> DATA SHOWN:
........

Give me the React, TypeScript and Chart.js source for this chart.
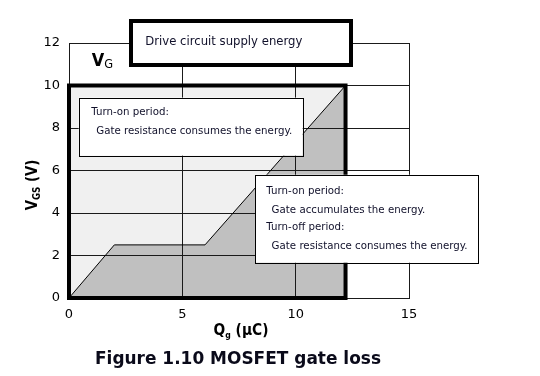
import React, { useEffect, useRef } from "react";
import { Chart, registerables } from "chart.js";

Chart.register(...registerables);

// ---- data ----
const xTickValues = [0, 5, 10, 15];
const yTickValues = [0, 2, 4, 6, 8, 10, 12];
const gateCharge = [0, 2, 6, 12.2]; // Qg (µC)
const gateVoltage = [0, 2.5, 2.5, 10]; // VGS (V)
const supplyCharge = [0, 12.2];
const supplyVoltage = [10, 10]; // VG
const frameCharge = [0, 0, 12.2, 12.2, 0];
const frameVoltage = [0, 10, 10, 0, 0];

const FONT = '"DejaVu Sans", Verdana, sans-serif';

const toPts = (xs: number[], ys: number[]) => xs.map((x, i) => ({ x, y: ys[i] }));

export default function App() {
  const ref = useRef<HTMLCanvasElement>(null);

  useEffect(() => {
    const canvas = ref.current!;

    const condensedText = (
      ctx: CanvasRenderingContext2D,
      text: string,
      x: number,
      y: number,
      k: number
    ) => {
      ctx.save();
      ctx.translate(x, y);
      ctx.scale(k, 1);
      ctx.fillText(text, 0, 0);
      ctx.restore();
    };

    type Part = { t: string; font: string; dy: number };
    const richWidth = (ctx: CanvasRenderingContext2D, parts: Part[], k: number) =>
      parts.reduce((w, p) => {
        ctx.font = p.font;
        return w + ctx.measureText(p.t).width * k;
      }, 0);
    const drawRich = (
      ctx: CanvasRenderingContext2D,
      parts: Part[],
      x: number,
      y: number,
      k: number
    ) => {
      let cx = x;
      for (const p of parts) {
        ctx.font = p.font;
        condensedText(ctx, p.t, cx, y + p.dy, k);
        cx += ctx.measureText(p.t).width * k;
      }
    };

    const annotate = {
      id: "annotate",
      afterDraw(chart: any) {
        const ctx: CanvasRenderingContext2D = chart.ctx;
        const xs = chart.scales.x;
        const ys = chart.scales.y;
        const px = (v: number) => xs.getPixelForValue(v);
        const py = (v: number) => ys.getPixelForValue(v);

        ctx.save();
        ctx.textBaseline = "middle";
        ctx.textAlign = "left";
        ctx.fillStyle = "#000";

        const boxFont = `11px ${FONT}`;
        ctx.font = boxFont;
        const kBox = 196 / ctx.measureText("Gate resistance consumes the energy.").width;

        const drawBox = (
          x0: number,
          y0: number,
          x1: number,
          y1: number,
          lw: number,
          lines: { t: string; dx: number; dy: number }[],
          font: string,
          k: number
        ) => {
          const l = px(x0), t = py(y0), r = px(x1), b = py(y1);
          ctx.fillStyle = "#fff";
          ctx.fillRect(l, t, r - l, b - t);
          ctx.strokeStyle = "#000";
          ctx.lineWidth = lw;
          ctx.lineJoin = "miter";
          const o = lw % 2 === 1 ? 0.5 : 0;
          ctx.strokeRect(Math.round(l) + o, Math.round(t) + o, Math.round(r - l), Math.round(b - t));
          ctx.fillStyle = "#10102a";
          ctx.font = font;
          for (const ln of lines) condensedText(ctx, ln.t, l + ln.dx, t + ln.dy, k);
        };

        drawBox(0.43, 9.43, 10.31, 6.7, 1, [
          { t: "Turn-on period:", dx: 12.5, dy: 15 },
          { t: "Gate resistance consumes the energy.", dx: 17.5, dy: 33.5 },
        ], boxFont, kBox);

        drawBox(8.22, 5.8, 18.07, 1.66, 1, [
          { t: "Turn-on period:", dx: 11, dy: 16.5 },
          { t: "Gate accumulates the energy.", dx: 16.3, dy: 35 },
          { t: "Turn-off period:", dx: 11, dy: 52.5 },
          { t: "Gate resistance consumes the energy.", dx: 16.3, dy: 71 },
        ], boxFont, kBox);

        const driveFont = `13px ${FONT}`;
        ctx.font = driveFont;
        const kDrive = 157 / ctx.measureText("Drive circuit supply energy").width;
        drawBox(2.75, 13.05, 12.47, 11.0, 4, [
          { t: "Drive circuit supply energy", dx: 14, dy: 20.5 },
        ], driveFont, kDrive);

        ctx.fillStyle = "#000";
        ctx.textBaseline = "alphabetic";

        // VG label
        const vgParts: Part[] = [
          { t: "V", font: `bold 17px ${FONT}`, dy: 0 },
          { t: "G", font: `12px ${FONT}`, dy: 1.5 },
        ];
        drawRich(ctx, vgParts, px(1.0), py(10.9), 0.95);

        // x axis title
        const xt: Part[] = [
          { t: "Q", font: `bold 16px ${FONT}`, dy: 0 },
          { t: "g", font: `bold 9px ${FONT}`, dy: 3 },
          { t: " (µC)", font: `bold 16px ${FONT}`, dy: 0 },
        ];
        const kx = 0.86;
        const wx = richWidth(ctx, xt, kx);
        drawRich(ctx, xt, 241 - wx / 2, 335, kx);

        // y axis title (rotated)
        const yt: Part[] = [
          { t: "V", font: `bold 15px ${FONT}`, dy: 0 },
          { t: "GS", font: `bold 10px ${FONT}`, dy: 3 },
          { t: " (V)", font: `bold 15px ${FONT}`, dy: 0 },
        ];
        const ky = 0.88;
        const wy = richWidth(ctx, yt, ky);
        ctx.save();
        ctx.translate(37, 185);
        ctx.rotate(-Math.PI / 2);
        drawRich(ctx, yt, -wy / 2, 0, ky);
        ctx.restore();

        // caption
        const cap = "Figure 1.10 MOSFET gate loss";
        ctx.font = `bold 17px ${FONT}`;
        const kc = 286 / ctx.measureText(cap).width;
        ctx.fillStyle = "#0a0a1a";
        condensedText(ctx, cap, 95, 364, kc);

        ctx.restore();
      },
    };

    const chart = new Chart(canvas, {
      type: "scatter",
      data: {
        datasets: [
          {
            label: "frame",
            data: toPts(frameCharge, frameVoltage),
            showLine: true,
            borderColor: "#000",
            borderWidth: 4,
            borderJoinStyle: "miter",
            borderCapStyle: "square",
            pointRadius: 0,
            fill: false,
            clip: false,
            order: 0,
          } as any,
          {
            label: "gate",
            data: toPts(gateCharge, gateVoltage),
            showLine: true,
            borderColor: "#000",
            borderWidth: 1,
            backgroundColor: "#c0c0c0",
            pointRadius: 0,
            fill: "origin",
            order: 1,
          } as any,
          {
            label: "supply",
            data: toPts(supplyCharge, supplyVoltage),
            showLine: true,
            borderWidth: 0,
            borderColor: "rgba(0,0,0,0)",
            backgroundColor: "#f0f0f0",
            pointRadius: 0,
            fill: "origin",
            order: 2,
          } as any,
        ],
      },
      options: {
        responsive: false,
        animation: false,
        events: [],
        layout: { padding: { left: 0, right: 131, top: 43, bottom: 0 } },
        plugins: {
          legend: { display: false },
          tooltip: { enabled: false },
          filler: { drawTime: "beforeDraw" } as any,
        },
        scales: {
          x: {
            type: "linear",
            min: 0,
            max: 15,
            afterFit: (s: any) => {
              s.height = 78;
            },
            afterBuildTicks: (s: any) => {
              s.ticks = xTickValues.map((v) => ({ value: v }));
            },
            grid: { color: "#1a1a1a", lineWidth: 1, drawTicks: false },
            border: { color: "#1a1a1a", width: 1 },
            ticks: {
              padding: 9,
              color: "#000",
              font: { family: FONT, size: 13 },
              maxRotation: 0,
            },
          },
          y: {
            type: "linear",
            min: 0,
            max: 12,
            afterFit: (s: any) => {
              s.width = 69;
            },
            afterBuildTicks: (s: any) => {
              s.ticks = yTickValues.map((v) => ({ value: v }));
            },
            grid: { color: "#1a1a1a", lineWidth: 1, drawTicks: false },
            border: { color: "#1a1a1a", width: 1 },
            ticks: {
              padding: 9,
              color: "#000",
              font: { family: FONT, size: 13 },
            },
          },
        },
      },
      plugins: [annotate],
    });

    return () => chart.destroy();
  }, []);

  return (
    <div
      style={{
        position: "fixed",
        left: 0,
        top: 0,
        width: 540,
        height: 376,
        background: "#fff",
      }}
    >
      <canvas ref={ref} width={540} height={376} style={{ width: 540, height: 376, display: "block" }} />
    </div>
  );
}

........

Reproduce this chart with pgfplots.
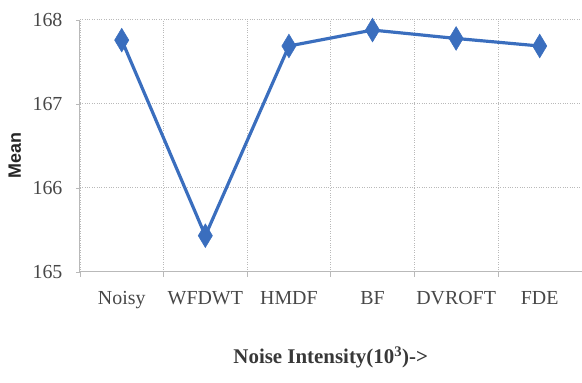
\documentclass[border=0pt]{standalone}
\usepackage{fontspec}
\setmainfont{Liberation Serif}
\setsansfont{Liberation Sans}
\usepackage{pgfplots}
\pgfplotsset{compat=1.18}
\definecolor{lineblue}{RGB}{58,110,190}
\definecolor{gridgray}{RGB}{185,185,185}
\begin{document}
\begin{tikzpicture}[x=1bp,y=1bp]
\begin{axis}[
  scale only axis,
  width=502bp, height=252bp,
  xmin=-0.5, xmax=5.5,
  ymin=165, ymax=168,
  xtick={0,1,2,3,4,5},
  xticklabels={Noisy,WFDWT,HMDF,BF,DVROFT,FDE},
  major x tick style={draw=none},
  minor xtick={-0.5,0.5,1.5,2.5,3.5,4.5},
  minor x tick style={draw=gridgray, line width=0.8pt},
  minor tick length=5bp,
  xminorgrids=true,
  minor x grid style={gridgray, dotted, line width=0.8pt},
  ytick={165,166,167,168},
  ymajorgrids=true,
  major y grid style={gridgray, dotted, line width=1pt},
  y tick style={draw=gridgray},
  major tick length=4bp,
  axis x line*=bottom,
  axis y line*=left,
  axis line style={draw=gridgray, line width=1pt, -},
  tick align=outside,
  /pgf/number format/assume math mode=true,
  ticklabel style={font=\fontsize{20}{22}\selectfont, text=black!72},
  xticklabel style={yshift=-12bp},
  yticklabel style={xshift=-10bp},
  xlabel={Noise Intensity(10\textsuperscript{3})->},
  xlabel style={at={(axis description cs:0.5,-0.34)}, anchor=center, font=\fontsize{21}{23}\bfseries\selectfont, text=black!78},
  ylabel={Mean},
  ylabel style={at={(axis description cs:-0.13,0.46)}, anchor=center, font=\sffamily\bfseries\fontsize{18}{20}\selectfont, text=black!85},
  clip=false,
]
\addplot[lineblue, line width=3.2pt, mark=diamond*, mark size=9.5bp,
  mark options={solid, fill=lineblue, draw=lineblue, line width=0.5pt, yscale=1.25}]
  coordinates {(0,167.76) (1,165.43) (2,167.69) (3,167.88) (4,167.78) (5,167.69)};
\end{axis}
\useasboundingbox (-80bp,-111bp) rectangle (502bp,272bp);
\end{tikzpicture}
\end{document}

........

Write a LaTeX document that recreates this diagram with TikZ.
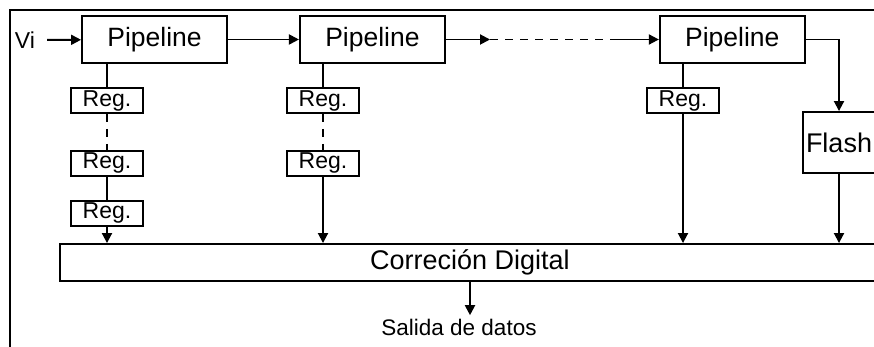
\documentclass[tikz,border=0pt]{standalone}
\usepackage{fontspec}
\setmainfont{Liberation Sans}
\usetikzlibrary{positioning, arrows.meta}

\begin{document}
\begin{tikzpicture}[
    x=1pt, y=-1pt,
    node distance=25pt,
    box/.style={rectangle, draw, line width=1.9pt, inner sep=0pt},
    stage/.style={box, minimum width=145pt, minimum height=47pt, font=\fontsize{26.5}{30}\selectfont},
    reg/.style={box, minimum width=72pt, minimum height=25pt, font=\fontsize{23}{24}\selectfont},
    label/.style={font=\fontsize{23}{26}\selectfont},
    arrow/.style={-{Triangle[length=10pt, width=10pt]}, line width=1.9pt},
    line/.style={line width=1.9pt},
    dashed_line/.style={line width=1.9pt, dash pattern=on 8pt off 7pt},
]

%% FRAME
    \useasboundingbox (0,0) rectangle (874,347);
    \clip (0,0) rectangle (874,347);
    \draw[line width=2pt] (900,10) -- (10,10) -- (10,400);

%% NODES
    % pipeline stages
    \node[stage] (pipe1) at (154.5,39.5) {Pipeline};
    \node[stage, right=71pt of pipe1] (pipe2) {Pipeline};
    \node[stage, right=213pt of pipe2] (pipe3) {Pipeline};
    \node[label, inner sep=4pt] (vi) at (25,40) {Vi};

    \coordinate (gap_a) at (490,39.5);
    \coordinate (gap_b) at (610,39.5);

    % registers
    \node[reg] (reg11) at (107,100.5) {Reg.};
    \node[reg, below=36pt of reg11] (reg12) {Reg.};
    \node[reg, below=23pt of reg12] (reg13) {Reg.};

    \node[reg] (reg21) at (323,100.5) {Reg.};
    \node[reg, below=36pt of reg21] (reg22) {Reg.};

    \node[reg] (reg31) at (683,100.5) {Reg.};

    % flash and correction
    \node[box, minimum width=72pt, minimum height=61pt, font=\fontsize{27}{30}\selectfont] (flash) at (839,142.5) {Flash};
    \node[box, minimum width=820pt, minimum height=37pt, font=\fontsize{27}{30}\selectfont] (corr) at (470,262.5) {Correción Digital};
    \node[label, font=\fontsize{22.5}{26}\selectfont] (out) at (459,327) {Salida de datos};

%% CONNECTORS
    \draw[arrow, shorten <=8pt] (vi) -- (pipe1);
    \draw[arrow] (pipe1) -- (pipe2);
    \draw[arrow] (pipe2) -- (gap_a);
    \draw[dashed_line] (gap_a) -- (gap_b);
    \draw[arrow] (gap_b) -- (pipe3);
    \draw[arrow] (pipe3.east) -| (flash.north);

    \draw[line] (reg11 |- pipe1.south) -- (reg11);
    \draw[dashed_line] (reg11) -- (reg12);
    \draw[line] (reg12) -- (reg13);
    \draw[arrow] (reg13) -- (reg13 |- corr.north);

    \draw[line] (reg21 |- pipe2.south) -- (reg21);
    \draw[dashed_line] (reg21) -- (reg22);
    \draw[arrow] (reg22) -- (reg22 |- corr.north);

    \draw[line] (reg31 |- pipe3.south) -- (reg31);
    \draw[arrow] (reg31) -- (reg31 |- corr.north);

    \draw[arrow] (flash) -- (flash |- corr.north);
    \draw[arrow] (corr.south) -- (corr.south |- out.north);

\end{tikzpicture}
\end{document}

........

> SET PROBLEM:
Your answer should be a single number: how many lines in the data above include "with"?

> WRITTEN ANSWER:
2